Di lingkup Asia Tenggara, China tidak hanya menjalin hubungan dengan Vietnam tetapi juga dengan negara-negara anggota lainnya yang tergabung dalam Perhimpunan Bangsa Asia Tenggara (ASEAN). Perhimpunan ini beranggota Brunei Darussalam, Filipina, Indonesia, Kamboja, Laos, Malaysia, Myanmar, Singapura, Thailand dan Vietnam.

Setidaknya tiga negara anggota ASEAN yaitu Malaysia, Filipina dan Brunei Darussalam menghadapi masalah yang sama dengan Vietnam karena mereka memiliki wilayah di LCS. Sebagai salah satu mitra ASEAN, China terikat dengan ketentuan-ketentuan yang berlaku.

Dalam jangka pendek China dengan kekuatan finansial, ekonomi dan militer yang dimilikinya dapat memperoleh keuntungan tapi dalam jangka panjang negara itu akan menghadapi risiko akibat aksi-aksinya dari negara-negara tetangganya dan tanggapan kolektif dari masyarakat internasional.

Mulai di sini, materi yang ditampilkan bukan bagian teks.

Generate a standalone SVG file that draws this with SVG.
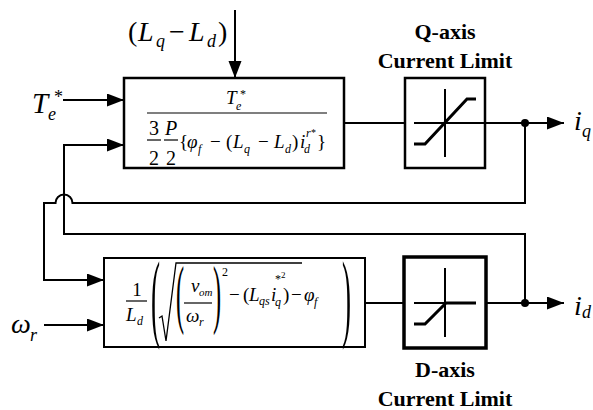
<svg xmlns="http://www.w3.org/2000/svg" width="593" height="410" viewBox="0 0 593 410">
<style>
.box{fill:#fff;stroke:#000;stroke-width:2.5}
.ln{fill:none;stroke:#000;stroke-width:2}
.thin{fill:none;stroke:#000;stroke-width:1.2}
.m{font-family:"Liberation Serif","Times New Roman",serif;fill:#000}
.it{font-style:italic}
.b17{font-size:19px}
.s11{font-size:12px}
.big{font-size:28px}
.sub{font-size:18px}
.lbl{font-family:"Liberation Serif","Times New Roman",serif;font-weight:bold;font-size:22px;text-anchor:middle;fill:#000}
</style>
<defs>
<marker id="ah" markerUnits="userSpaceOnUse" markerWidth="18" markerHeight="14" refX="17" refY="6.5" orient="auto">
<path d="M0,0 L17,6.5 L0,13 z" fill="#000"/>
</marker>
</defs>

<g id="connectors">
<line class="ln" x1="235" y1="10" x2="235" y2="78" marker-end="url(#ah)"/>
<line class="ln" x1="63" y1="100" x2="124" y2="100" marker-end="url(#ah)"/>
<path class="ln" d="M525,303 V234 H64 V145 H124" marker-end="url(#ah)"/>
<path class="ln" d="M525,123 V203 H72.5 A8.5,8.5 0 0 0 55.5,203 H44 V280 H104" marker-end="url(#ah)"/>
<line class="ln" x1="44" y1="325" x2="104" y2="325" marker-end="url(#ah)"/>
<line class="ln" x1="344" y1="123" x2="405" y2="123"/>
<line class="ln" x1="485" y1="123" x2="564" y2="123" marker-end="url(#ah)"/>
<line class="ln" x1="365" y1="303" x2="404" y2="303"/>
<line class="ln" x1="486" y1="303" x2="564" y2="303" marker-end="url(#ah)"/>
<circle cx="525" cy="123" r="4" fill="#000"/>
<circle cx="525" cy="303" r="4" fill="#000"/>
</g>

<g id="label-LqLd">
<text class="m big" x="128" y="41">(</text>
<text class="m big it" x="138" y="41">L</text>
<text class="m sub it" x="156" y="47">q</text>
<text class="m big" x="169" y="41">−</text>
<text class="m big it" x="189" y="41">L</text>
<text class="m sub it" x="207" y="47">d</text>
<text class="m big" x="218" y="41">)</text>
</g>

<g id="label-Te">
<text class="m big it" x="32" y="113" style="font-size:29px">T</text>
<text class="m sub it" x="48" y="120">e</text>
<text class="m sub" x="54" y="103">*</text>
</g>

<g id="label-wr">
<text class="m big it" x="11" y="333">ω</text>
<text class="m sub it" x="30" y="341">r</text>
</g>

<g id="label-iq">
<text class="m big it" x="574" y="130">i</text>
<text class="m sub it" x="582" y="137">q</text>
</g>

<g id="label-id">
<text class="m big it" x="574" y="315">i</text>
<text class="m sub it" x="582" y="318">d</text>
</g>

<g id="torque-block">
<rect class="box" x="124" y="78" width="220" height="90"/>
<text class="m b17 it" x="226" y="104">T</text>
<text class="m s11 it" x="236" y="110">e</text>
<text class="m s11" x="240" y="98">*</text>
<line class="thin" x1="147" y1="113" x2="327" y2="113"/>
<text class="m" x="154" y="135" style="font-size:20px;text-anchor:middle">3</text>
<line class="thin" x1="147" y1="140" x2="161" y2="140"/>
<text class="m" x="154" y="165" style="font-size:20px;text-anchor:middle">2</text>
<text class="m it" x="171" y="135" style="font-size:20px;text-anchor:middle">P</text>
<line class="thin" x1="164" y1="140" x2="178" y2="140"/>
<text class="m" x="171" y="165" style="font-size:20px;text-anchor:middle">2</text>
<text class="m b17" x="179" y="148">{</text>
<text class="m b17 it" x="187" y="148">φ</text>
<text class="m s11 it" x="198" y="153">f</text>
<text class="m b17" x="210" y="148">−</text>
<text class="m b17" x="226" y="148">(</text>
<text class="m b17 it" x="233" y="148">L</text>
<text class="m s11 it" x="244" y="153">q</text>
<text class="m b17" x="258" y="148">−</text>
<text class="m b17 it" x="274" y="148">L</text>
<text class="m s11 it" x="285" y="153">d</text>
<text class="m b17" x="292" y="148">)</text>
<text class="m b17 it" x="300" y="148">i</text>
<text class="m s11 it" x="304" y="153">d</text>
<text class="m s11 it" x="306" y="137">r</text>
<text class="m" x="311" y="136" style="font-size:10px">*</text>
<text class="m b17" x="317" y="148">}</text>
</g>

<g id="flux-block">
<rect class="box" x="104" y="258" width="261" height="89" style="stroke-width:2"/>
<text class="m b17" x="137" y="296" style="text-anchor:middle">1</text>
<line class="thin" x1="126" y1="301" x2="147" y2="301"/>
<text class="m b17 it" x="126" y="321">L</text>
<text class="m s11 it" x="137" y="325">d</text>
<text class="m" transform="translate(151,329) scale(0.28,1)" style="font-size:97px">(</text>
<polyline fill="none" stroke="#000" stroke-width="1.3" points="159,318 162,316 166,341 176,263 302,263"/>
<text class="m" transform="translate(176,319) scale(0.32,1)" style="font-size:76px">(</text>
<text class="m b17 it" x="191" y="292">v</text>
<text class="m it" x="199" y="296" style="font-size:11px">om</text>
<line class="thin" x1="184" y1="303" x2="212" y2="303"/>
<text class="m b17 it" x="186" y="322">ω</text>
<text class="m s11 it" x="199" y="326">r</text>
<text class="m" transform="translate(213,319) scale(0.32,1)" style="font-size:76px">)</text>
<text class="m s11" x="222" y="276">2</text>
<text class="m b17" x="229" y="301">−</text>
<text class="m b17" x="243" y="301">(</text>
<text class="m b17 it" x="249" y="301">L</text>
<text class="m s11 it" x="259" y="305">qs</text>
<text class="m b17 it" x="271" y="301">i</text>
<text class="m s11 it" x="275" y="306">q</text>
<text class="m s11" x="275" y="283">*</text>
<text class="m" x="281" y="278" style="font-size:9px">2</text>
<text class="m b17" x="283" y="301">)</text>
<text class="m b17" x="291" y="301">−</text>
<text class="m b17 it" x="304" y="301">φ</text>
<text class="m s11 it" x="314" y="306">f</text>
<text class="m" transform="translate(342,329) scale(0.28,1)" style="font-size:97px">)</text>
</g>

<g id="q-limit">
<text class="lbl" x="445" y="39">Q-axis</text>
<text class="lbl" x="445" y="68">Current Limit</text>
<rect class="box" x="405" y="78" width="80" height="90"/>
<line class="ln" x1="414" y1="123" x2="485" y2="123"/>
<line class="ln" x1="445" y1="89" x2="445" y2="157"/>
<polyline fill="none" stroke="#000" stroke-width="3" points="414,144 425,144 467,99 476,99"/>
</g>

<g id="d-limit">
<rect class="box" x="404" y="257" width="82" height="91" style="stroke-width:3.5"/>
<line class="ln" x1="414" y1="303" x2="476" y2="303"/>
<line class="ln" x1="445" y1="268" x2="445" y2="337"/>
<polyline fill="none" stroke="#000" stroke-width="3" points="414,324 425,324 446,303 476,303"/>
<text class="lbl" x="445" y="377">D-axis</text>
<text class="lbl" x="445" y="406">Current Limit</text>
</g>
</svg>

Negara-negara di kawasan berusaha sabar dan menahan diri atas kegiatan-kegiatan China yang dinilai tak berdasar hukum di LCS. Apa yang ditunjukkan oleh Vietnam dan negara-negara lain bukan sebagai bentuk kelemahan dan sikap akomodatif mereka, melainkan isyarat kemauan baik.

Dalam pernyataan Ketua Konferensi Tingkat Tinggi ke-34 ASEAN Juni 2019, perhatian dan peran ASEAN di LCS disinggung, termasuk kemajuan positif dalam perundingan-perundingan antara ASEAN dan China mengenai Tata Perilaku (Code of Conduct) dan adopsi “ASEAN Outlook on the Indo-Pacific” yang menyebutkan sentralitas ASEAN, inklusif, komplementer, promosi kerja sama ekonomi regional berdasarkan aturan yang berlaku.

Kritik terhadap ASEAN

Namun, ASEAN dikritik karena berulang-ulang mengeluarkan pernyataan yang terkesan hati-hati menyangkut reklamasi dan kegiatan-kegiatan oleh China di kawasan LCS. Hal tersebut bisa melunturkan kepercayaan, meningkatkan ketegangan dan bisa mengganggu perdamaian, keamanan dan stabilitas di kawasan itu.

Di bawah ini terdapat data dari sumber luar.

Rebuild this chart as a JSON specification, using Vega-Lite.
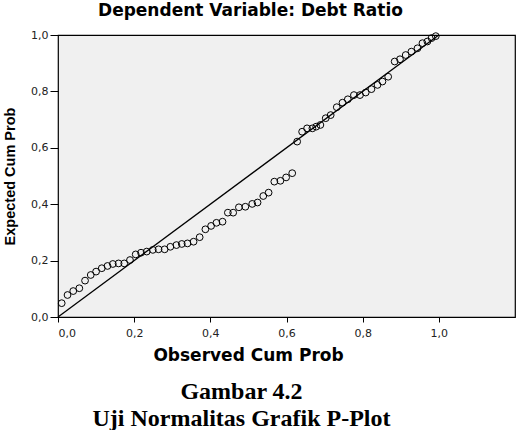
{
  "$schema": "https://vega.github.io/schema/vega-lite/v6.json",
  "autosize": {"type": "none"},
  "width": 457,
  "height": 282,
  "padding": {"left": 58, "top": 35, "right": 2, "bottom": 113},
  "background": "white",
  "title": {
    "text": ["Gambar 4.2", "Uji Normalitas Grafik P-Plot"],
    "orient": "bottom",
    "anchor": "middle",
    "frame": "group",
    "dx": -45,
    "offset": 17,
    "font": "Liberation Serif",
    "fontSize": 24,
    "fontWeight": "bold",
    "color": "black",
    "lineHeight": 27
  },
  "config": {
    "view": {"fill": "#f0f0f0", "stroke": "black", "strokeWidth": 1.2},
    "axis": {
      "domain": false,
      "grid": false,
      "tickColor": "black",
      "tickWidth": 1,
      "labelFont": "DejaVu Sans",
      "labelFontSize": 11,
      "labelColor": "#222",
      "titleColor": "black"
    }
  },
  "resolve": {"axis": {"x": "independent", "y": "shared"}},
  "layer": [
    {
      "data": {"values": [
        {"obs": 0.0097, "exp": 0.049}, {"obs": 0.025, "exp": 0.078}, {"obs": 0.040, "exp": 0.092},
        {"obs": 0.056, "exp": 0.102}, {"obs": 0.071, "exp": 0.129}, {"obs": 0.086, "exp": 0.149},
        {"obs": 0.100, "exp": 0.161}, {"obs": 0.115, "exp": 0.173}, {"obs": 0.130, "exp": 0.181},
        {"obs": 0.144, "exp": 0.188}, {"obs": 0.159, "exp": 0.190}, {"obs": 0.174, "exp": 0.190},
        {"obs": 0.189, "exp": 0.202}, {"obs": 0.204, "exp": 0.222}, {"obs": 0.218, "exp": 0.228},
        {"obs": 0.233, "exp": 0.232}, {"obs": 0.249, "exp": 0.238}, {"obs": 0.264, "exp": 0.240},
        {"obs": 0.280, "exp": 0.240}, {"obs": 0.295, "exp": 0.249}, {"obs": 0.311, "exp": 0.255},
        {"obs": 0.325, "exp": 0.259}, {"obs": 0.340, "exp": 0.261}, {"obs": 0.356, "exp": 0.267},
        {"obs": 0.372, "exp": 0.283}, {"obs": 0.387, "exp": 0.311}, {"obs": 0.402, "exp": 0.323},
        {"obs": 0.416, "exp": 0.334}, {"obs": 0.432, "exp": 0.338}, {"obs": 0.446, "exp": 0.370},
        {"obs": 0.460, "exp": 0.370}, {"obs": 0.475, "exp": 0.389}, {"obs": 0.492, "exp": 0.391},
        {"obs": 0.510, "exp": 0.401}, {"obs": 0.524, "exp": 0.406}, {"obs": 0.539, "exp": 0.429},
        {"obs": 0.553, "exp": 0.441}, {"obs": 0.568, "exp": 0.480}, {"obs": 0.584, "exp": 0.483},
        {"obs": 0.599, "exp": 0.495}, {"obs": 0.615, "exp": 0.510}, {"obs": 0.628, "exp": 0.622},
        {"obs": 0.641, "exp": 0.657}, {"obs": 0.654, "exp": 0.669}, {"obs": 0.668, "exp": 0.669},
        {"obs": 0.678, "exp": 0.675}, {"obs": 0.689, "exp": 0.681}, {"obs": 0.703, "exp": 0.705},
        {"obs": 0.716, "exp": 0.716}, {"obs": 0.732, "exp": 0.744}, {"obs": 0.747, "exp": 0.760},
        {"obs": 0.761, "exp": 0.772}, {"obs": 0.777, "exp": 0.787}, {"obs": 0.793, "exp": 0.787},
        {"obs": 0.808, "exp": 0.796}, {"obs": 0.823, "exp": 0.808}, {"obs": 0.839, "exp": 0.823},
        {"obs": 0.852, "exp": 0.835}, {"obs": 0.867, "exp": 0.852}, {"obs": 0.884, "exp": 0.906},
        {"obs": 0.898, "exp": 0.914}, {"obs": 0.913, "exp": 0.929}, {"obs": 0.928, "exp": 0.941},
        {"obs": 0.944, "exp": 0.953}, {"obs": 0.957, "exp": 0.971}, {"obs": 0.970, "exp": 0.977},
        {"obs": 0.981, "exp": 0.989}, {"obs": 0.992, "exp": 0.996}
      ]},
      "mark": {"type": "point", "shape": "circle", "filled": false, "size": 46, "stroke": "black", "strokeWidth": 1, "opacity": 1},
      "encoding": {
        "x": {
          "field": "obs", "type": "quantitative",
          "scale": {"domain": [0, 1.2], "nice": false, "zero": false},
          "axis": {
            "orient": "bottom",
            "values": [0, 0.2, 0.4, 0.6, 0.8, 1.0],
            "labelExpr": "replace(format(datum.value, '.1f'), '.', ',')",
            "tickSize": 5,
            "labelPadding": 5,
            "title": "Observed Cum Prob",
            "titleFont": "DejaVu Sans",
            "titleFontSize": 17,
            "titleFontWeight": "bold",
            "titlePadding": 9,
            "titleX": 190
          }
        },
        "y": {
          "field": "exp", "type": "quantitative",
          "scale": {"domain": [0, 1], "nice": false},
          "axis": {
            "orient": "left",
            "values": [0, 0.2, 0.4, 0.6, 0.8, 1.0],
            "labelExpr": "replace(format(datum.value, '.1f'), '.', ',')",
            "tickSize": 8,
            "labelPadding": 2,
            "title": "Expected Cum Prob",
            "titleFont": "Liberation Sans",
            "titleFontSize": 14.5,
            "titleFontWeight": "bold",
            "titlePadding": 13
          }
        }
      }
    },
    {
      "data": {"values": [{"obs": 0, "exp": 0}, {"obs": 1, "exp": 1}]},
      "mark": {"type": "line", "color": "black", "strokeWidth": 1.3},
      "encoding": {
        "x": {
          "field": "obs", "type": "quantitative",
          "axis": {
            "orient": "top",
            "domain": false, "ticks": false, "labels": false,
            "title": "Dependent Variable: Debt Ratio",
            "titleFont": "DejaVu Sans",
            "titleFontSize": 17,
            "titleFontWeight": "bold",
            "titlePadding": 16,
            "titleX": 192
          }
        },
        "y": {
          "field": "exp", "type": "quantitative",
          "axis": {
            "orient": "left",
            "values": [0, 0.2, 0.4, 0.6, 0.8, 1.0],
            "labelExpr": "replace(format(datum.value, '.1f'), '.', ',')",
            "tickSize": 8,
            "labelPadding": 2,
            "title": "Expected Cum Prob",
            "titleFont": "Liberation Sans",
            "titleFontSize": 14.5,
            "titleFontWeight": "bold",
            "titlePadding": 13
          }
        }
      }
    }
  ]
}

Pernyataan ASEAN terkait isu LCS tak mencerminkan apa yang terjadi di kawasan maritim dalam enam bulan pertama tahun 2019. Pada Juni, misalnya sebuah kapal China menenggelamkan satu kapal ikan Filipina dekat Reed Bank dan meninggalkan 22 awaknya. Setelah konstruksi pulau buatan dan pembangunan fasilitas militer di pulau-pulau di LCS, China melakukan uji-uji peluru kendali balistik anti-kapal awal Juli.

The Asian Maritime Transparency Initiative (AMTI) melaporkan pada Mei bahwa kapal Pengawal Pantai China (CCG) Haijing 35111 melarang operasi rig minyak Malaysia dekat Luconia Shoals di lepas pantai Serawak, negara bagian Malaysia. Pada Juli China secara illegal mengerahkan Haiyang Dizhi 8 untuk melakukan survei hidrografik di wilayah yang diklaim masuk Zona Ekonomi Eksklusif Vietnam.

Kapal survei itu dilindungi oleh sedikitnya empat kapal CCG. Sebagai tanggapan, Vietnam, yang menyadari kemampuan kekuatan maritimnya dibandingkan China, mengerahkan sekelompok kapal penjaga pantai dan mengubah cara diplomasinya karena melihat sikap China yang melanggar hukum internasional memasuki wilayah kedaulatannya yang sah. Amerika Serikat mengecam aksi provokatif China itu di LCS dan menyebutnya sebagai ancaman atas keamanan maritim regional dan Indo-Pasifik yang terbuka dan bebas.

Para pakar mengatakan operasi Haiyang Dizhi 8 dapat mengganggu usaha-usaha kolektif terhadap negosiasi COC dan juga bertentangan dengan narasi untuk menciptakan LCS yang damai dan stabil sebagaimana China suarakan guna menafikan kehadiran kapal-kapal Angkatan Laut AS dan kekuatan-kekuatan AL Barat di kawasan itu.

Professor Carlyle Thayer dari Australia berpendapat sikap China bisa mengundang campur tangan dari kekuatan-kekuatan besar seperti AS, Inggris atau Jepang baik sendiri-sendiri dan dalam institusi-institusi multilateral regional seperti ARF, EAS dan ADMM Plus.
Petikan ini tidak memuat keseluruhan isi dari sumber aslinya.